On Jan. 16 at 8 p.m., Bahner will be a guest speaker at Temple Shaari Emeth, Craig Road, a Reform congregation, where he will share his story of growing up as a gay Jew. The event is open to all.
Bahner is the national manager of education and training at Keshet, an organization that works for the full inclusion and equality of LGBTQ Jews and Jewish life.
“By doing the kind of work that Keshet does and going into these Jewish spaces and talking about being gay in a Jewish setting, I think that is how change happens and I think that is how places become more inclusive,” he said.
According to Temple Shaari Emeth Senior Rabbi Melinda Panken, the work of Keshet is something she was eager to share with her congregation.
“I think the role of a synagogue is to welcome people in and to help Jews find expression for their Judaism and find meaning in their Judaism … so I think the work Keshet is doing to create a vibrant, meaningful Jewish community for the [LGBTQ] community is important,” Panken said.

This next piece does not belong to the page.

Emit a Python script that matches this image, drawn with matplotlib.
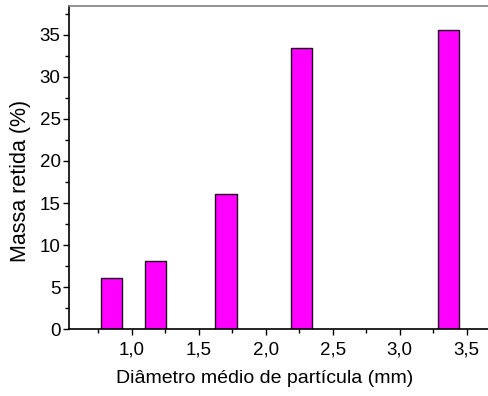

Bahner said he is going to talk about what it was like struggling with his identity while attending a conservative synagogue in southwest Ohio, which, he said, never created a space to discuss LGBTQ issues.
“I’m hoping [Temple Shaari Emeth] can understand the importance of and maybe relate to my experience and why it is important to build inclusive communities, and to build an inclusive Jewish community for young people,” he said.
“It is so critical to, really, the mental, emotional and physical well-being of members of any community — but particularly a Jewish community which oftentimes, especially where I grew up, is a small one.
“I hope in sharing my story, for people listening to my story, to be able to connect with me and my experience, and through that, to understand why it is important to be inclusive and how we can build an inclusive Jewish community,” he said.